A packed university gym could be framed as a success story. It signals motivation and a student body that cares about its health. But when overcrowding becomes the rule rather than the exception, it stops being a sign of enthusiasm and starts to reveal a structural problem. At Brock, The Zone has reached that point. 

The issue isn’t effort or quality. The Zone is well equipped, well maintained and staffed by people who keep it functioning even at its busiest times. The problem is scale. Brock is relying on a single centralized space to serve a growing student population whose habits have clearly outgrown that model. 

That pressure is immediately visible on the floor. Machines are routinely unavailable. Benches and dumbbells are hard to track down. Open space, particularly at the front of the gym, is scarce. Workouts become exercises in waiting rather than moving. For experienced lifters, this means rushing sets, skipping movements or restructuring routines around whatever happens to be available. For beginners, it means something worse: the feeling that they don’t belong. 

Overcrowding quietly undermines accessibility. New gym goers are given less room to make mistakes and learn. In a space where every rack is occupied and every misstep feels visible to a crowd of peers who seem to know more than you, intimidation becomes a real barrier to meeting your goals. A gym that discourages beginners is failing at its most basic purpose — being a safe space for all students. 

Seasoned lifters aren’t the villains in this equation either. We aren’t trying to gatekeep the space; we’re simply adapting to a system that no longer works like it once did. As the number of experienced gym users grows, they are forced to compromise just as much as new gym goers. When everyone is making sacrifices just to complete a workout, the question becomes unavoidable: who is the gym actually serving? 
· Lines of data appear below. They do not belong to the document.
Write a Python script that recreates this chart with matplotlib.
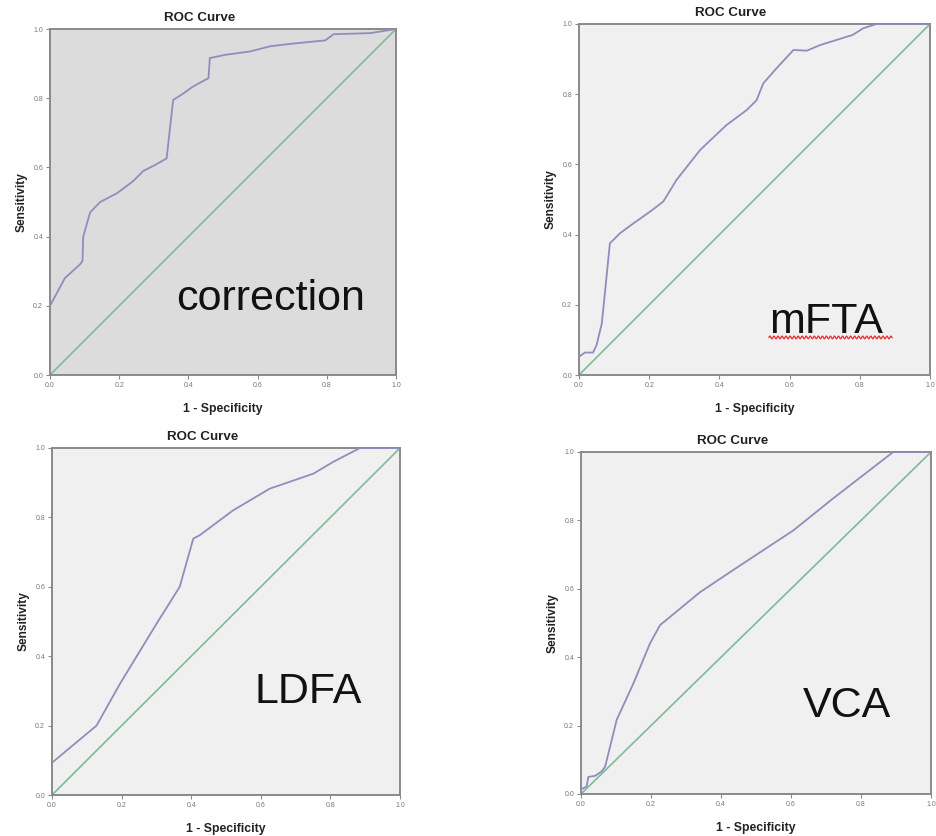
import numpy as np
import matplotlib
matplotlib.use("Agg")
import matplotlib.pyplot as plt

plt.rcParams['font.family'] = ['Liberation Sans', 'DejaVu Sans']

# ---- data ----
labels = ["correction", "mFTA", "LDFA", "VCA"]

fpr_correction = [0.0, 0.043, 0.087, 0.094, 0.096, 0.116, 0.145, 0.193, 0.24, 0.27, 0.30, 0.337,
                  0.356, 0.38, 0.414, 0.458, 0.462, 0.51, 0.578, 0.636, 0.694, 0.795, 0.82, 0.925, 1.0]
tpr_correction = [0.20, 0.28, 0.32, 0.33, 0.40, 0.47, 0.50, 0.525, 0.56, 0.59, 0.605, 0.626,
                  0.795, 0.81, 0.834, 0.858, 0.916, 0.926, 0.935, 0.95, 0.957, 0.967, 0.985, 0.988, 1.0]

fpr_mfta = [0.0, 0.017, 0.04, 0.05, 0.065, 0.088, 0.117, 0.155, 0.202, 0.24, 0.278, 0.345, 0.42,
            0.478, 0.506, 0.525, 0.563, 0.611, 0.649, 0.687, 0.78, 0.81, 0.848, 1.0]
tpr_mfta = [0.052, 0.064, 0.064, 0.085, 0.147, 0.375, 0.404, 0.432, 0.465, 0.494, 0.556, 0.641, 0.712,
            0.755, 0.783, 0.831, 0.874, 0.926, 0.924, 0.94, 0.969, 0.988, 1.0, 1.0]

fpr_ldfa = [0.0, 0.128, 0.195, 0.30, 0.367, 0.406, 0.425, 0.52, 0.626, 0.751, 0.808, 0.885, 1.0]
tpr_ldfa = [0.093, 0.20, 0.32, 0.493, 0.60, 0.739, 0.749, 0.82, 0.883, 0.926, 0.96, 1.0, 1.0]

fpr_vca = [0.0, 0.016, 0.021, 0.04, 0.059, 0.069, 0.102, 0.15, 0.197, 0.226, 0.34, 0.435, 0.607, 0.72, 0.892, 1.0]
tpr_vca = [0.013, 0.022, 0.05, 0.053, 0.066, 0.08, 0.217, 0.324, 0.44, 0.494, 0.59, 0.655, 0.771, 0.864, 1.0, 1.0]

ref_line = [0.0, 1.0]
tick_vals = [0.0, 0.2, 0.4, 0.6, 0.8, 1.0]
tick_labels = ["0.0", "0.2", "0.4", "0.6", "0.8", "1.0"]

series = [(fpr_correction, tpr_correction), (fpr_mfta, tpr_mfta),
          (fpr_ldfa, tpr_ldfa), (fpr_vca, tpr_vca)]

# ---- layout / style ----
W, H = 937, 836
fig = plt.figure(figsize=(W / 100, H / 100), dpi=100)
fig.patch.set_facecolor("white")

boxes_px = [(50, 29, 396, 375), (579, 24, 930, 375), (52, 448, 400, 795), (581, 452, 931, 794)]
facecolors = ["#dcdcdc", "#f0f0f0", "#f0f0f0", "#f0f0f0"]
label_pos = [(0.364, 0.188), (0.541, 0.12), (0.583, 0.265), (0.634, 0.225)]

roc_color = "#8e8ebc"
diag_color = "#7dba9a"
spine_color = "#8a8a8a"

for i, (fx, ty) in enumerate(series):
    l, t, r, b = boxes_px[i]
    ax = fig.add_axes([l / W, (H - b) / H, (r - l) / W, (b - t) / H])
    ax.set_facecolor(facecolors[i])
    ax.plot(ref_line, ref_line, color=diag_color, lw=1.2, zorder=2)
    ax.plot(fx, ty, color=roc_color, lw=1.3, zorder=3)
    ax.set_xlim(0, 1)
    ax.set_ylim(0, 1)
    ax.set_xticks(tick_vals)
    ax.set_yticks(tick_vals)
    ax.set_xticklabels(tick_labels)
    ax.set_yticklabels(tick_labels)
    ax.tick_params(direction="out", length=3, width=0.8, colors=spine_color,
                   labelsize=5, labelcolor="#777777", pad=2)
    for s in ax.spines.values():
        s.set_color(spine_color)
        s.set_linewidth(1.4)
    ax.set_xlabel("1 - Specificity", fontsize=8.8, fontweight="bold", color="#222222", labelpad=10)
    ax.set_ylabel("Sensitivity", fontsize=8.6, fontweight="bold", color="#222222", labelpad=4)
    ax.text(0.433, 1.0 + 11 / (b - t), "ROC Curve", transform=ax.transAxes, ha="center",
            va="center", fontsize=9.6, fontweight="bold", color="#222222")
    lx, ly = label_pos[i]
    ax.text(lx, ly, labels[i], ha="left", va="baseline", fontsize=31, color="#111111", zorder=4)
    if labels[i] == "mFTA":
        # spell-check style wavy underline (decoration)
        wx = np.linspace(0.541, 0.892, 200)
        wy = 0.107 + 0.004 * np.sin((wx - 0.541) / 0.0115 * 2 * np.pi)
        ax.plot(wx, wy, color="#e03030", lw=0.9, zorder=4, clip_on=False)

fig.savefig("out.png", dpi=100, facecolor="white")
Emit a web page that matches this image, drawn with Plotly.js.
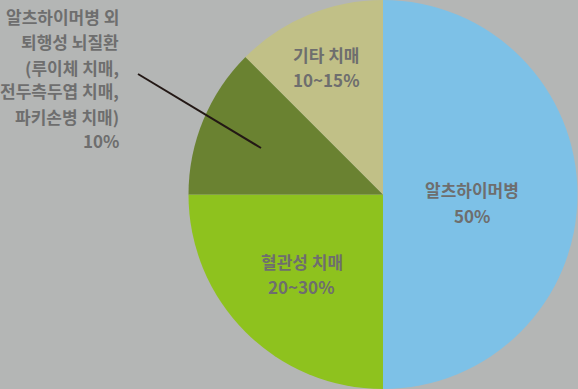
<!DOCTYPE html>
<html>
<head>
<meta charset="utf-8">
<script src="https://cdn.plot.ly/plotly-3.0.1.min.js"></script>
<style>html,body{margin:0;padding:0;background:#b4b6b5;}#chart{width:578px;height:389px;}</style>
</head>
<body>
<div id="chart"></div>
<script>
// Data
const categories = ["알츠하이머병", "혈관성 치매", "알츠하이머병 외 퇴행성 뇌질환", "기타 치매"];
const values = [50, 25, 12.5, 12.5];
const valueLabels = ["50%", "20~30%", "10%", "10~15%"];
const otherLabelLines = ["알츠하이머병 외", "퇴행성 뇌질환", "(루이체 치매,", "전두측두엽 치매,", "파키손병 치매)"];
const colors = ["#7dc1e7", "#8ec21e", "#6a8231", "#c1c087"];

const W = 578, H = 389;
const px = x => x / W;
const py = y => 1 - y / H;
const font = {family: "Noto Sans CJK KR", size: 17, color: "#6e6e6e", weight: "bold"};

const annotations = [];
function addText(text, x, y, anchor) {
  annotations.push({text: "<b>" + text + "</b>", xref: "paper", yref: "paper", x: px(x), y: py(y),
    xanchor: anchor || "center", yanchor: "middle", showarrow: false, font: font});
}
addText(categories[0], 472, 189); addText(valueLabels[0], 472, 215);
addText(categories[1], 302, 261); addText(valueLabels[1], 301, 286);
addText(categories[3], 326, 55); addText(valueLabels[3], 326, 79);
const leftLines = otherLabelLines.concat([valueLabels[2]]);
const leftY = [17, 42, 67, 91, 116, 141];
leftLines.forEach((t, i) => addText(t, 121, leftY[i], "right"));

const data = [{
  type: "pie",
  labels: categories,
  values: values,
  sort: false,
  direction: "clockwise",
  rotation: 0,
  textinfo: "none",
  hoverinfo: "none",
  marker: {colors: colors, line: {width: 0}},
  domain: {x: [px(188), 1], y: [0, 1]},
  showlegend: false
}];

const layout = {
  width: W, height: H,
  margin: {l: 0, r: 0, t: 0, b: 0},
  paper_bgcolor: "#b4b6b5",
  plot_bgcolor: "#b4b6b5",
  showlegend: false,
  annotations: annotations,
  shapes: [{type: "line", xref: "paper", yref: "paper", x0: px(138), y0: py(74), x1: px(261), y1: py(148),
    line: {color: "#231815", width: 2}}]
};
Plotly.newPlot("chart", data, layout, {staticPlot: true});
</script>
</body>
</html>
Busy gyms bring quiet costs as well. Students with busy lives must plan their schedules accordingly to ensure they can access the gym when it isn’t at capacity. Over time, The Zone filters out students who don’t have flexible schedules.  
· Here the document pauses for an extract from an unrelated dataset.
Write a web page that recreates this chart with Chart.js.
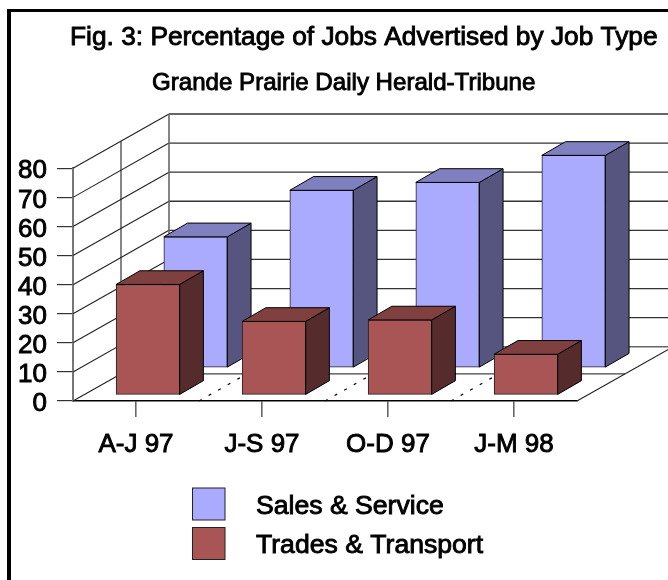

While The Zone is free to access, it isn’t free in practice. Students pay for recreation facilities through tuition and ancillary fees every semester. If students are contributing financially to a campus gym, it’s reasonable for them to expect that there is enough space to use it effectively. 

Solving this problem doesn’t mean squeezing more machines into the already cramped zone. While adjustments can be made to the flow of machines to mitigate the bottlenecks and crowds, the true issue with The Zone is space. As it stands right now, Brock’s gym has outgrown its footprint.  To keep things running smoothly, The Zone must expand.  

If Brock is serious about student wellness, it’s time to move beyond the single gym model. A secondary space wouldn’t be a luxury, it would be an acknowledgement that student needs have outgrown the current system. It could ease overcrowding, support more inclusive programming — such as expanded women’s only hours — and introduce alternative access models like timed bookings or extended 24/7 availability. 

Students are clearly willing to show up for their health. It’s time for Brock to show up with the space to support them.